There is something charming about the stubborn refusal to move with the times, but this charm is better suited to fiction, not the reality of a globalized industry and the challenges that a professional association has to tackle today. Yet, being stuck in the glorious past of a David’s fight against a Goliath and confining itself to the narrow, provincial and rather irrelevant, scope of a “regional identity” seem to be the two only noticeable core assets of ADÜ. You cannot add zero visibility and the lack of a discussion culture (or opportunities for an open discussion) to the list of benefits to the association’s members nowadays, can you?
Having failed to make my points clear in our first conversation more than a year ago, I promised Georgia Mais – if I make up my mind to resign from ADÜ – to write an article about my experience and reasons for Infoblatt, ADÜ’s bimonthly magazine. And so I did. That is to say, I both resigned and wrote my article explaining the reasons for my resignation. On September 1, I submitted my article to the editorial board of Infoblatt, which, as it turned out, is now headed also by Georgia Mais as editor-in-chief.
Well, any editor is free to accept or decline a publication offer. ADÜ’s board didn’t care to inform me of their decision to publish (or not) my article, titled “Why I Resign – Open Letter to ADÜ Nord”, in Infoblatt. Instead, they used it as a PDF attachment to their mass email with the invitation to a “strategy workshop” and the board’s official reply to my “open letter”.

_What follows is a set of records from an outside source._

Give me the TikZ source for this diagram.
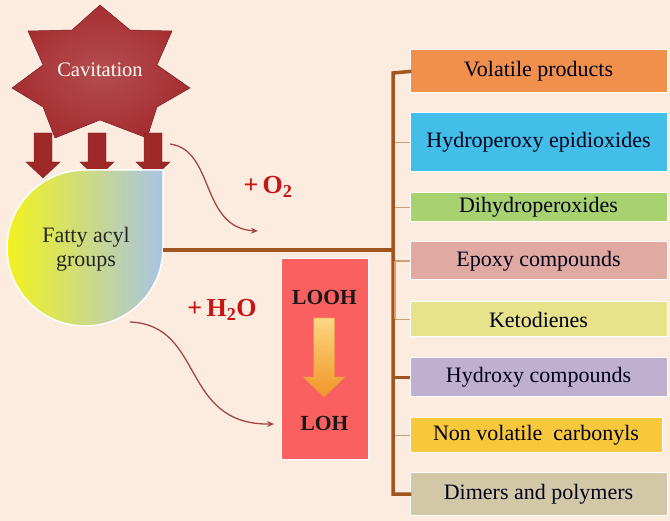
\documentclass[tikz,border=0pt]{standalone}
\usepackage{fontspec}
\setmainfont{Liberation Serif}
\usetikzlibrary{arrows.meta}
\definecolor{bgc}{RGB}{252,236,224}
\definecolor{starred}{RGB}{166,46,50}
\definecolor{arrred}{RGB}{158,40,40}
\definecolor{trunk}{RGB}{160,84,30}
\definecolor{thinor}{RGB}{236,150,90}
\definecolor{stub}{RGB}{205,160,125}
\definecolor{curvec}{RGB}{165,70,70}
\definecolor{plusred}{RGB}{200,20,20}
\definecolor{cVol}{RGB}{240,144,76}
\definecolor{cHyd}{RGB}{66,190,232}
\definecolor{cDih}{RGB}{168,210,112}
\definecolor{cEpo}{RGB}{224,170,162}
\definecolor{cKet}{RGB}{232,226,138}
\definecolor{cHox}{RGB}{192,176,208}
\definecolor{cNon}{RGB}{248,200,60}
\definecolor{cDim}{RGB}{210,200,168}
\definecolor{cLooh}{RGB}{250,96,96}
\tikzset{
  prodbox/.style={draw=white, line width=1pt, minimum width=257pt, inner sep=0pt, font=\fontsize{22}{24}\selectfont, text=black!90!blue},
  thickline/.style={draw=trunk, line width=3.5pt},
  thinstub/.style={draw=stub, line width=1.2pt},
  curvearr/.style={draw=curvec, line width=1.3pt, -{Stealth[length=7pt,width=6pt]}},
  plus/.style={text=plusred, font=\bfseries\fontsize{26}{28}\selectfont},
  blockarr/.style={fill=arrred, draw=arrred!80!black, line width=0.4pt}
}
\begin{document}
\begin{tikzpicture}[x=1pt,y=-1pt]
\fill[bgc] (0,0) rectangle (670,521);
\useasboundingbox (0,0) rectangle (670,521);

% star
\shade[inner color=starred!85!white, outer color=starred, draw=starred!70!black, line width=0.5pt]
  (100,5) -- (130,30) -- (172,31) -- (157,65) -- (190,88) -- (157,107) -- (147,138)
  -- (100,120) -- (55,138) -- (43,107) -- (12,88) -- (43,65) -- (28,31) -- (72,30) -- cycle;
\node[text=white!95!yellow, font=\fontsize{20.5}{22}\selectfont] (cav) at (100,70) {Cavitation};

% block arrows from star
\foreach \cx in {43,97,153}{
  \path[blockarr] (\cx-9,133) -- (\cx+9,133) -- (\cx+9,162) -- (\cx+17,162) -- (\cx,178)
     -- (\cx-17,162) -- (\cx-9,162) -- cycle;
}

% fatty acyl teardrop
\shade[left color={rgb,255:red,242;green,242;blue,30}, middle color={rgb,255:red,196;green,214;blue,150}, right color={rgb,255:red,168;green,196;blue,228}, draw=white, line width=1.5pt]
  (85,170) -- (163,170) -- (163,248) arc[start angle=0, end angle=270, radius=78] -- cycle;
\node[align=center, font=\fontsize{22}{24}\selectfont, text=black!85] (fatty) at (86,249) {Fatty acyl\\groups};
\coordinate (fattyR) at (163,250);

% product boxes
\node[prodbox, fill=cVol, minimum height=43pt] (vol) at (538.5,71.5) {Volatile products};
\node[prodbox, fill=cHyd, minimum height=59pt] (hyd) at (538.5,142.5) {Hydroperoxy epidioxides};
\node[prodbox, fill=cDih, minimum height=29pt] (dih) at (538.5,207.5) {Dihydroperoxides};
\node[prodbox, fill=cEpo, minimum height=38pt] (epo) at (538.5,261) {Epoxy compounds};
\node[prodbox, fill=cKet, minimum height=35pt] (ket) at (538.5,319.5) {Ketodienes};
\node[prodbox, fill=cHox, minimum height=39pt] (hox) at (538.5,377.5) {Hydroxy compounds};
\node[prodbox, fill=cNon, minimum height=35pt, minimum width=252pt] (non) at (536,435.5) {Non volatile\ \ carbonyls};
\node[prodbox, fill=cDim, minimum height=42pt] (dim) at (538.5,494) {Dimers and polymers};

% trunk coordinates
\coordinate (tTop) at (393,73);
\coordinate (tBot) at (393,494);
\coordinate (tMid) at (393,250);

% thin stubs
\foreach \b in {hyd,dih}{ \draw[thinstub] (393,0 |- \b.west) -- (\b.west); }
\draw[thinstub] (395,0 |- epo.west) -- (epo.west);
\draw[thinstub] (395,0 |- ket.west) -- (ket.west);
\draw[thinstub] (393,0 |- non.west) -- (non.west);

% thick trunk
\draw[thickline, line cap=rect] (vol.west) -- (tTop) -- (tBot) -- (dim.west);
\draw[thickline] (tTop |- hox.west) -- (hox.west);
\draw[thickline] (fattyR) -- (tMid);
\draw[draw=thinor, line width=1.2pt] (395,0 |- epo.west) -- (395,0 |- ket.west);

% LOOH box
\node[draw=white, line width=1pt, fill=cLooh, minimum width=87pt, minimum height=201pt] (looh) at (324.5,359.5) {};
\node[font=\bfseries\fontsize{21.5}{23}\selectfont, text=black!90] (loohT) at (324.5,297) {LOOH};
\node[font=\bfseries\fontsize{21.5}{23}\selectfont, text=black!90] (lohT) at (324.5,423) {LOH};
\shade[top color={rgb,255:red,253;green,214;blue,130}, bottom color={rgb,255:red,240;green,150;blue,40}, draw={rgb,255:red,230;green,150;blue,60}, line width=0.4pt]
  (313.5,318) -- (334.5,318) -- (334.5,377) -- (345,377) -- (324,397) -- (303,377) -- (313.5,377) -- cycle;

% plus labels
\node[plus] (o2) at (268,187) {+\,O\textsubscript{2}};
\node[plus] (h2o) at (222,310) {+\,H\textsubscript{2}O};

% curved arrows
\coordinate (c1s) at (170,144);
\coordinate (c1e) at (258,231);
\coordinate (c2s) at (130,322);
\coordinate (c2e) at (274,424);
\draw[curvearr] (c1s) .. controls (215,150) and (200,228) .. (c1e);
\draw[curvearr] (c2s) .. controls (205,325) and (180,425) .. (c2e);
\end{tikzpicture}
\end{document}
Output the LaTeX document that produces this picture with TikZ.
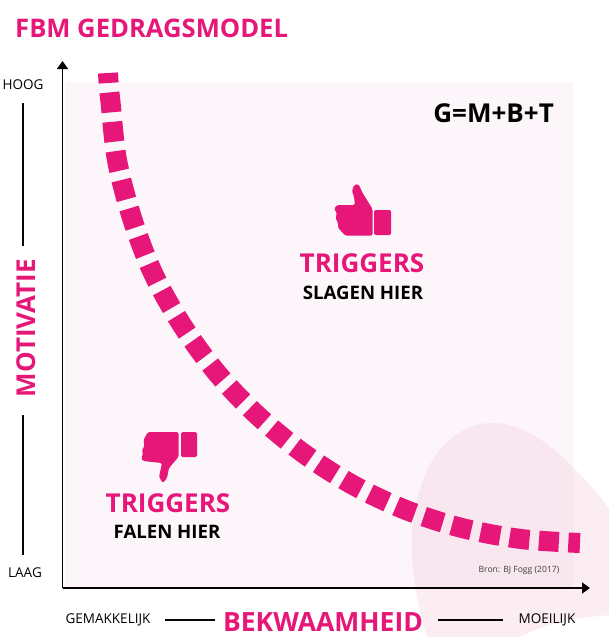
\documentclass[tikz,border=0pt]{standalone}
\usepackage{fontspec}
\setmainfont{Open Sans}
\usetikzlibrary{arrows.meta}
\definecolor{fbmpink}{HTML}{E7177A}
\definecolor{fieldbg}{HTML}{FCF5F9}
\definecolor{blobin}{HTML}{F9E7EF}
\definecolor{blobout}{HTML}{FCEDF3}
\definecolor{axisblack}{HTML}{0A0306}
\tikzset{
 pinkhead/.style={text=fbmpink,font=\fontsize{26}{30}\selectfont\bfseries,inner sep=0pt},
 blackhead/.style={text=black,font=\fontsize{18.6}{22}\selectfont\bfseries,inner sep=0pt},
 scale label/.style={text=black,font=\fontsize{13.5}{16}\selectfont,inner sep=0pt},
 axis arrow/.style={draw=axisblack,line width=1.7pt,-{Triangle[length=8pt,width=11pt]}},
 rule line/.style={draw=axisblack,line width=1.4pt},
 icon/.style={fill=fbmpink,draw=none,rounded corners=1.5pt},
}
\def\blobshape{(428,640) .. controls (412,590) and (405,530) .. (420,490)
 .. controls (430,450) and (460,423) .. (492,423)
 .. controls (535,423) and (575,465) .. (612,512) -- (612,615)
 .. controls (575,617) and (540,625) .. (515,640) -- cycle}
\begin{document}
\begin{tikzpicture}[x=1pt,y=-1pt]
\useasboundingbox (0,0) rectangle (609,637);
\begin{scope}
\clip (0,0) rectangle (609,637);
\fill[white] (0,0) rectangle (609,637);
\fill[blobout] \blobshape;
\fill[fieldbg] (65,82) rectangle (573,588);
\begin{scope}
\clip (65,82) rectangle (573,588);
\fill[blobin] \blobshape;
\end{scope}
\end{scope}
% curve
\draw[fbmpink,line width=20pt,dash pattern=on 20pt off 9.5pt,dash phase=10pt]
 plot[smooth,tension=0.55] coordinates {(108,73) (109,88) (110.5,102) (117,160) (132,218) (153,273) (182,325) (217,373) (257,415) (303,453) (353,485) (406,510) (462,528) (521,539) (580,543)};
% axes
\coordinate (origin) at (62.5,588);
\coordinate (ytop) at (62.5,61);
\coordinate (xend) at (590,588);
\draw[axis arrow] (origin) -- (ytop);
\draw[axis arrow] (origin) -- (xend);
% title
\node[pinkhead,anchor=west,font=\fontsize{25.6}{30}\selectfont\bfseries] (title) at (15,28) {FBM GEDRAGSMODEL};
\node[blackhead,anchor=east,font=\fontsize{26}{30}\selectfont\bfseries] (formula) at (554,113) {G=M+B+T};
% labels
\node[scale label] (hoog) at (23,85) {HOOG};
\node[scale label] (laag) at (25,573) {LAAG};
\node[pinkhead,rotate=90] (mot) at (26,328) {MOTIVATIE};
\coordinate (m1) at (23,103); \coordinate (m2) at (23,246);
\coordinate (m3) at (23,415); \coordinate (m4) at (23,555);
\draw[rule line] (m1) -- (m2);
\draw[rule line] (m3) -- (m4);
\node[scale label] (gem) at (108,620) {GEMAKKELIJK};
\node[pinkhead,font=\fontsize{26.5}{30}\selectfont\bfseries] (bek) at (323,622) {BEKWAAMHEID};
\node[scale label] (moe) at (547,620) {MOEILIJK};
\coordinate (b1) at (165,620); \coordinate (b2) at (215,620);
\coordinate (b3) at (438,620); \coordinate (b4) at (503,620);
\draw[rule line] (b1) -- (b2);
\draw[rule line] (b3) -- (b4);
\node[inner sep=0pt,text=black!75,font=\fontsize{8.6}{10}\selectfont] (bron) at (519,570) {Bron: BJ Fogg (2017)};
% thumbs up
\fill[icon] (374,210) rectangle (391,235);
\fill[icon] (372.5,235.5) -- (345,235.5) -- (342,232) -- (338,228) -- (338,223) -- (335.5,218) -- (337,213) -- (334,209)
 -- (337,205) -- (355,205) -- (354,197) -- (352,191) -- (354,185) -- (358,184) -- (360,187) -- (362,192) -- (367,200) -- (372.5,209) -- cycle;
% thumbs down
\fill[icon] (181,432) rectangle (197,457);
\fill[icon] (178.5,432) -- (148,432) -- (143.5,440) -- (144.5,446) -- (142,450) -- (143,455) -- (141,458) -- (143,461) -- (162,463) -- (159,477) -- (163,483) -- (167,478) -- (169,468) -- (178.5,457) -- cycle;
% text
\node[pinkhead] (t1) at (362,263) {TRIGGERS};
\node[blackhead] (s1) at (363,293) {SLAGEN HIER};
\node[pinkhead] (t2) at (168,503) {TRIGGERS};
\node[blackhead] (f2) at (167,532) {FALEN HIER};
\end{tikzpicture}
\end{document}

I am not going to fret over the fact that this mass emailing of my article was done without my consent, though this may be quite shocking for any author and journalist, especially in Germany, a country with an obsession about proper handling, use and dissemination of digital data and intellectual property. I probably spend 90 percent of my working time as a German to Russian translator, but when I write a magazine article, I do feel as an author and journalist. Considering the thinning out of meaningful content in Infoblatt, anyone who volunteers deserves to be treated as such, in the very least.
Imagine someone submitting an article for publication in a magazine that the magazine’s editor decides to email to everyone on her email list.
Imagine a magazine editor who refuses to see the difference between a publication in her magazine and mass emailing of the submitted content.
My apologies for my lack of imagination. In my case, that turned out to be a surprise!
But enough of that…
I am seriously convinced that the future our profession lies in effective communication. As translators and interpreters, we don’t merely replace words and idioms of one language with those of another. We help our clients communicate with their audience, get the message across and achieve the desired results. An organization that fails to embrace the value of communication or the organization’s board who openly admit to have “no time” for that (as they did in their reply to my article) cannot lay claim to represent their members, professionals in language communication.
Luckily, ADÜ seems to be an exception among professional organizations that I have first-hand experience with. I started this post with a reference to IAPTI, but BDÜ in Germany, too, made decent headway toward more openness and professionalization. Like Kevin, if asked about professional associations, I would recommend “to focus on the large, established groups”. I just think Kevin’s list needs a bit of an adjustment. And I think this list would become shorter over time.